● **REQUEST**: Do not include the pictures; repeat the rest of the data exactly.

● **DATASET EXCERPT**:
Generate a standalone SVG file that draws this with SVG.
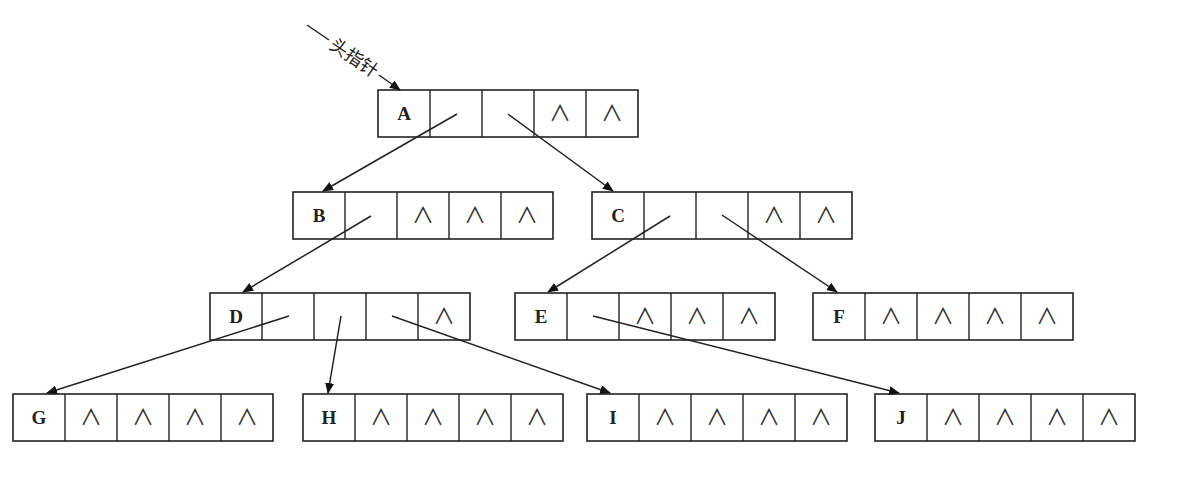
<svg xmlns="http://www.w3.org/2000/svg" width="1185" height="487" viewBox="0 0 1185 487">
<style>
.box{fill:#fff;stroke:#222;stroke-width:1.6}
.div{stroke:#222;stroke-width:1.4}
.lbl{font-family:"Liberation Serif","Times New Roman",serif;font-weight:bold;font-size:19px;fill:#222;text-anchor:middle}
.nil{font-family:"Noto Sans CJK SC","DejaVu Sans",sans-serif;font-size:22px;fill:#333;text-anchor:middle}
.con{stroke:#222;stroke-width:1.5;fill:none;marker-end:url(#ah)}
.hd{font-family:"Noto Sans CJK SC","Noto Sans CJK JP",sans-serif;font-size:18px;fill:#222;text-anchor:middle}
</style>
<defs>
<marker id="ah" markerUnits="userSpaceOnUse" markerWidth="11" markerHeight="9" refX="10" refY="4.5" orient="auto">
<path d="M0,0 L11,4.5 L0,9 z" fill="#111"/>
</marker>
<g id="cells">
<rect class="box" x="0" y="0" width="260" height="47"/>
<line class="div" x1="52" y1="0" x2="52" y2="47"/>
<line class="div" x1="104" y1="0" x2="104" y2="47"/>
<line class="div" x1="156" y1="0" x2="156" y2="47"/>
<line class="div" x1="208" y1="0" x2="208" y2="47"/>
</g>
</defs>
<rect width="1185" height="487" fill="#fff"/>

<g id="nodeA" transform="translate(378,90)">
<use href="#cells"/>
<text class="lbl" x="26" y="30">A</text>
<text class="nil" x="182" y="31">∧</text><text class="nil" x="234" y="31">∧</text>
</g>
<g id="nodeB" transform="translate(293,192)">
<use href="#cells"/>
<text class="lbl" x="26" y="30">B</text>
<text class="nil" x="130" y="31">∧</text><text class="nil" x="182" y="31">∧</text><text class="nil" x="234" y="31">∧</text>
</g>
<g id="nodeC" transform="translate(592,192)">
<use href="#cells"/>
<text class="lbl" x="26" y="30">C</text>
<text class="nil" x="182" y="31">∧</text><text class="nil" x="234" y="31">∧</text>
</g>
<g id="nodeD" transform="translate(210,293)">
<use href="#cells"/>
<text class="lbl" x="26" y="30">D</text>
<text class="nil" x="234" y="31">∧</text>
</g>
<g id="nodeE" transform="translate(515,293)">
<use href="#cells"/>
<text class="lbl" x="26" y="30">E</text>
<text class="nil" x="130" y="31">∧</text><text class="nil" x="182" y="31">∧</text><text class="nil" x="234" y="31">∧</text>
</g>
<g id="nodeF" transform="translate(813,293)">
<use href="#cells"/>
<text class="lbl" x="26" y="30">F</text>
<text class="nil" x="78" y="31">∧</text><text class="nil" x="130" y="31">∧</text><text class="nil" x="182" y="31">∧</text><text class="nil" x="234" y="31">∧</text>
</g>
<g id="nodeG" transform="translate(13,394)">
<use href="#cells"/>
<text class="lbl" x="26" y="30">G</text>
<text class="nil" x="78" y="31">∧</text><text class="nil" x="130" y="31">∧</text><text class="nil" x="182" y="31">∧</text><text class="nil" x="234" y="31">∧</text>
</g>
<g id="nodeH" transform="translate(303,394)">
<use href="#cells"/>
<text class="lbl" x="26" y="30">H</text>
<text class="nil" x="78" y="31">∧</text><text class="nil" x="130" y="31">∧</text><text class="nil" x="182" y="31">∧</text><text class="nil" x="234" y="31">∧</text>
</g>
<g id="nodeI" transform="translate(587,394)">
<use href="#cells"/>
<text class="lbl" x="26" y="30">I</text>
<text class="nil" x="78" y="31">∧</text><text class="nil" x="130" y="31">∧</text><text class="nil" x="182" y="31">∧</text><text class="nil" x="234" y="31">∧</text>
</g>
<g id="nodeJ" transform="translate(875,394)">
<use href="#cells"/>
<text class="lbl" x="26" y="30">J</text>
<text class="nil" x="78" y="31">∧</text><text class="nil" x="130" y="31">∧</text><text class="nil" x="182" y="31">∧</text><text class="nil" x="234" y="31">∧</text>
</g>

<g id="connectors">
<line x1="307" y1="25" x2="329" y2="40" stroke="#222" stroke-width="1.5"/>
<line class="con" x1="379" y1="75" x2="400" y2="90"/>
<text class="hd" transform="translate(354,58) rotate(34.5)" y="6">头指针</text>
<line class="con" x1="457" y1="114" x2="323" y2="191"/>
<line class="con" x1="508" y1="114" x2="613" y2="191"/>
<line class="con" x1="371" y1="216" x2="243" y2="292"/>
<line class="con" x1="670" y1="216" x2="548" y2="292"/>
<line class="con" x1="722" y1="215" x2="837" y2="292"/>
<line class="con" x1="289" y1="316" x2="47" y2="393"/>
<line class="con" x1="341" y1="316" x2="328" y2="393"/>
<line class="con" x1="392" y1="316" x2="610" y2="393"/>
<line class="con" x1="593" y1="316" x2="899" y2="393"/>
</g>
</svg>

● **ANSWER TO THE EXERCISE**:
Generate a standalone SVG file that draws this with SVG.
<svg xmlns="http://www.w3.org/2000/svg" width="1185" height="487" viewBox="0 0 1185 487">
<style>
.box{fill:#fff;stroke:#222;stroke-width:1.6}
.div{stroke:#222;stroke-width:1.4}
.lbl{font-family:"Liberation Serif","Times New Roman",serif;font-weight:bold;font-size:19px;fill:#222;text-anchor:middle}
.nil{font-family:"Noto Sans CJK SC","DejaVu Sans",sans-serif;font-size:22px;fill:#333;text-anchor:middle}
.con{stroke:#222;stroke-width:1.5;fill:none;marker-end:url(#ah)}
.hd{font-family:"Noto Sans CJK SC","Noto Sans CJK JP",sans-serif;font-size:18px;fill:#222;text-anchor:middle}
</style>
<defs>
<marker id="ah" markerUnits="userSpaceOnUse" markerWidth="11" markerHeight="9" refX="10" refY="4.5" orient="auto">
<path d="M0,0 L11,4.5 L0,9 z" fill="#111"/>
</marker>
<g id="cells">
<rect class="box" x="0" y="0" width="260" height="47"/>
<line class="div" x1="52" y1="0" x2="52" y2="47"/>
<line class="div" x1="104" y1="0" x2="104" y2="47"/>
<line class="div" x1="156" y1="0" x2="156" y2="47"/>
<line class="div" x1="208" y1="0" x2="208" y2="47"/>
</g>
</defs>
<rect width="1185" height="487" fill="#fff"/>

<g id="nodeA" transform="translate(378,90)">
<use href="#cells"/>
<text class="lbl" x="26" y="30">A</text>
<text class="nil" x="182" y="31">∧</text><text class="nil" x="234" y="31">∧</text>
</g>
<g id="nodeB" transform="translate(293,192)">
<use href="#cells"/>
<text class="lbl" x="26" y="30">B</text>
<text class="nil" x="130" y="31">∧</text><text class="nil" x="182" y="31">∧</text><text class="nil" x="234" y="31">∧</text>
</g>
<g id="nodeC" transform="translate(592,192)">
<use href="#cells"/>
<text class="lbl" x="26" y="30">C</text>
<text class="nil" x="182" y="31">∧</text><text class="nil" x="234" y="31">∧</text>
</g>
<g id="nodeD" transform="translate(210,293)">
<use href="#cells"/>
<text class="lbl" x="26" y="30">D</text>
<text class="nil" x="234" y="31">∧</text>
</g>
<g id="nodeE" transform="translate(515,293)">
<use href="#cells"/>
<text class="lbl" x="26" y="30">E</text>
<text class="nil" x="130" y="31">∧</text><text class="nil" x="182" y="31">∧</text><text class="nil" x="234" y="31">∧</text>
</g>
<g id="nodeF" transform="translate(813,293)">
<use href="#cells"/>
<text class="lbl" x="26" y="30">F</text>
<text class="nil" x="78" y="31">∧</text><text class="nil" x="130" y="31">∧</text><text class="nil" x="182" y="31">∧</text><text class="nil" x="234" y="31">∧</text>
</g>
<g id="nodeG" transform="translate(13,394)">
<use href="#cells"/>
<text class="lbl" x="26" y="30">G</text>
<text class="nil" x="78" y="31">∧</text><text class="nil" x="130" y="31">∧</text><text class="nil" x="182" y="31">∧</text><text class="nil" x="234" y="31">∧</text>
</g>
<g id="nodeH" transform="translate(303,394)">
<use href="#cells"/>
<text class="lbl" x="26" y="30">H</text>
<text class="nil" x="78" y="31">∧</text><text class="nil" x="130" y="31">∧</text><text class="nil" x="182" y="31">∧</text><text class="nil" x="234" y="31">∧</text>
</g>
<g id="nodeI" transform="translate(587,394)">
<use href="#cells"/>
<text class="lbl" x="26" y="30">I</text>
<text class="nil" x="78" y="31">∧</text><text class="nil" x="130" y="31">∧</text><text class="nil" x="182" y="31">∧</text><text class="nil" x="234" y="31">∧</text>
</g>
<g id="nodeJ" transform="translate(875,394)">
<use href="#cells"/>
<text class="lbl" x="26" y="30">J</text>
<text class="nil" x="78" y="31">∧</text><text class="nil" x="130" y="31">∧</text><text class="nil" x="182" y="31">∧</text><text class="nil" x="234" y="31">∧</text>
</g>

<g id="connectors">
<line x1="307" y1="25" x2="329" y2="40" stroke="#222" stroke-width="1.5"/>
<line class="con" x1="379" y1="75" x2="400" y2="90"/>
<text class="hd" transform="translate(354,58) rotate(34.5)" y="6">头指针</text>
<line class="con" x1="457" y1="114" x2="323" y2="191"/>
<line class="con" x1="508" y1="114" x2="613" y2="191"/>
<line class="con" x1="371" y1="216" x2="243" y2="292"/>
<line class="con" x1="670" y1="216" x2="548" y2="292"/>
<line class="con" x1="722" y1="215" x2="837" y2="292"/>
<line class="con" x1="289" y1="316" x2="47" y2="393"/>
<line class="con" x1="341" y1="316" x2="328" y2="393"/>
<line class="con" x1="392" y1="316" x2="610" y2="393"/>
<line class="con" x1="593" y1="316" x2="899" y2="393"/>
</g>
</svg>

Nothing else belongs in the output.